# New Member looking fof recommendations for first time



## Terrybill (Aug 24, 2018)

Hi everybody. Thanks for a great site with loads of useful info. We've caravanned for years but now taken the plunge and bought our first motorhome, 19' Autohomes Wanderer. Can anybody recommend a nice quiet place for our first wild camp, preferably by a river or canal in Yorks, Notts or Lincs please. A pub would be nice but not essential.

Thanks in enticipation

Tel :bow::bow:


----------



## yorkslass (Aug 24, 2018)

Hi,:welcome::wave::wave:


----------



## izwozral (Aug 24, 2018)

See below.


----------



## izwozral (Aug 24, 2018)

Hi & welcome.

There is a good stopover at the Helwith Bridge pub which sits next to the River Ribble and over looks Pen-Y-Ghent Welcome - Helwith Bridge Inn

Friendly staff, locals, cheap beer and good food portions at a reasonable price. You can walk into Settle along the river about 3 miles. Settle has many good cafe's and some interesting shops.

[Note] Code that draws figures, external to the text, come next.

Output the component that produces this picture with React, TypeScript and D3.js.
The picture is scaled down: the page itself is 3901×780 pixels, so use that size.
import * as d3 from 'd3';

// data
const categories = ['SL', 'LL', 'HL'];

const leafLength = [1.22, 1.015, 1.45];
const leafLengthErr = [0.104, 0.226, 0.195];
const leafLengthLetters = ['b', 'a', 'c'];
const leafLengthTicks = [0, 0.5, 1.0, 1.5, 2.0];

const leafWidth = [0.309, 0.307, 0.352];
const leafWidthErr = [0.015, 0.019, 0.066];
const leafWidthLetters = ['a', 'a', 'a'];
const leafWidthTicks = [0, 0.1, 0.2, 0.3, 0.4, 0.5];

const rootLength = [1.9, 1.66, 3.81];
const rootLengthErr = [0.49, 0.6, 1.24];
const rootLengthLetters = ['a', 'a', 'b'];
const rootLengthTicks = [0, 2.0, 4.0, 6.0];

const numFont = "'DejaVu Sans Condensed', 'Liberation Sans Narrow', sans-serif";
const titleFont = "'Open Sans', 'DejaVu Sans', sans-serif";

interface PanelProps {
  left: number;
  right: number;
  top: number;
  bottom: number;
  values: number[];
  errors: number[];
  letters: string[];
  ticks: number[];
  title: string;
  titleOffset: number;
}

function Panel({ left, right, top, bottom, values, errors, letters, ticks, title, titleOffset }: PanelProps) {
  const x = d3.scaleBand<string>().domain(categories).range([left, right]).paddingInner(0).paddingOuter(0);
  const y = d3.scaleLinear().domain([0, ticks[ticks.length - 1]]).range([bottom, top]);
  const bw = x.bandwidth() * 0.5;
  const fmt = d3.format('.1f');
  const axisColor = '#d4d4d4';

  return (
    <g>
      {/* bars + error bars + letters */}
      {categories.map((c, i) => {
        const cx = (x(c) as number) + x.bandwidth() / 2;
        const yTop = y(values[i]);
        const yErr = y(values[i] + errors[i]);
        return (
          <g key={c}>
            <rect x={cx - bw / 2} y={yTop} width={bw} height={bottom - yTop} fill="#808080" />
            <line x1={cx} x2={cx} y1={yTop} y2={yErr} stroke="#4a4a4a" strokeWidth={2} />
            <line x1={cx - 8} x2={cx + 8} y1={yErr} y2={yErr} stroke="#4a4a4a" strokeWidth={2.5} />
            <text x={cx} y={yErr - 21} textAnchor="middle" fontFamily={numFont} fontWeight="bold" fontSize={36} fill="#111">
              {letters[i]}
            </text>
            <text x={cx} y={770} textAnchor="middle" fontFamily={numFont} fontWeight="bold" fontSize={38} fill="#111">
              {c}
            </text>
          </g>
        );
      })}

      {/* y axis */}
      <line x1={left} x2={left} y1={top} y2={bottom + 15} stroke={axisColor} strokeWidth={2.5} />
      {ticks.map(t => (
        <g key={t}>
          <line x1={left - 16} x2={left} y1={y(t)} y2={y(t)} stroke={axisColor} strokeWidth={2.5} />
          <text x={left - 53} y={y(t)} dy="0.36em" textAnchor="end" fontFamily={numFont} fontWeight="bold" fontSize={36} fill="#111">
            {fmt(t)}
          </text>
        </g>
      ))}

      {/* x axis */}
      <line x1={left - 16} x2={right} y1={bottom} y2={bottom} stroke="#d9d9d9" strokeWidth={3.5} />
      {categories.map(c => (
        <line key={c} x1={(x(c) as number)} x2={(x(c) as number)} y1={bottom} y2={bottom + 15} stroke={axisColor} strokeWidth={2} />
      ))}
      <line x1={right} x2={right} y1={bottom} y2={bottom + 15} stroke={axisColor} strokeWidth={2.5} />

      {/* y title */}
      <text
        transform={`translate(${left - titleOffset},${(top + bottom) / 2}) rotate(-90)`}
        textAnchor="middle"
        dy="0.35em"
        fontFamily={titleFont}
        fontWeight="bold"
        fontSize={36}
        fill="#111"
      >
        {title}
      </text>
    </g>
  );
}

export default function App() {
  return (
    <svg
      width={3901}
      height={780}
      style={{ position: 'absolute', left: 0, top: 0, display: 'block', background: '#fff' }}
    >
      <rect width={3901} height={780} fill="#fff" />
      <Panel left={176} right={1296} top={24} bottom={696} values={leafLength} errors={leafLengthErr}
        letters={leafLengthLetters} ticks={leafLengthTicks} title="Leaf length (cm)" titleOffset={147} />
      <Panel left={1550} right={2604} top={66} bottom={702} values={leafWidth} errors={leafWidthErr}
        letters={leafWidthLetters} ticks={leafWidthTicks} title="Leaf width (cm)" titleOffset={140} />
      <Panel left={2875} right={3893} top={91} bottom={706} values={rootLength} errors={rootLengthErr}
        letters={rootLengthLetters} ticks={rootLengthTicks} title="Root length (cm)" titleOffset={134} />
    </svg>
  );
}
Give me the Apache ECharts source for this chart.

EDIT: Just noticed that on the link it says Settle is 5 miles, walking along the river it doesn't seem anything like that. Whatever the distance the walk is easy and mainly flat.


----------



## Pauljenny (Aug 24, 2018)

Welcome.
Now you've joined as a full member, get familiar with the POI section.
It'll give you all the information on where to safely and legally stay.
Have fun and adventures.


----------



## jagmanx (Aug 24, 2018)

*There is a POI*

Car park further north 
Google Maps
Quite a lot of room
Views of Ribblehead viaduct Whernside Pen Y Ghent
Perhaps 1 night here and 1 in the pub mentioned or the Pub (Station Inn)
Google Maps 
ring to check first


----------



## Terrybill (Aug 24, 2018)

Thanks so far.  Will report back after our first adventure


----------



## Terrybill (Aug 24, 2018)

Pauljenny said:


> Welcome.
> Now you've joined as a full member, get familiar with the POI section.
> It'll give you all the information on where to safely and legally stay.
> Have fun and adventures.



Just looked at the Car Park on Google Maps, looks ideal.  We were planning a trip up to Scotland in September via the Lake District, this would be great to do on the way up there.  Thanks once again


----------



## The laird (Aug 24, 2018)

Hi welcome and enjoy


----------



## phillybarbour (Aug 24, 2018)

Hi and welcome along.


----------



## Robmac (Aug 27, 2018)

Welcome to the forum.


----------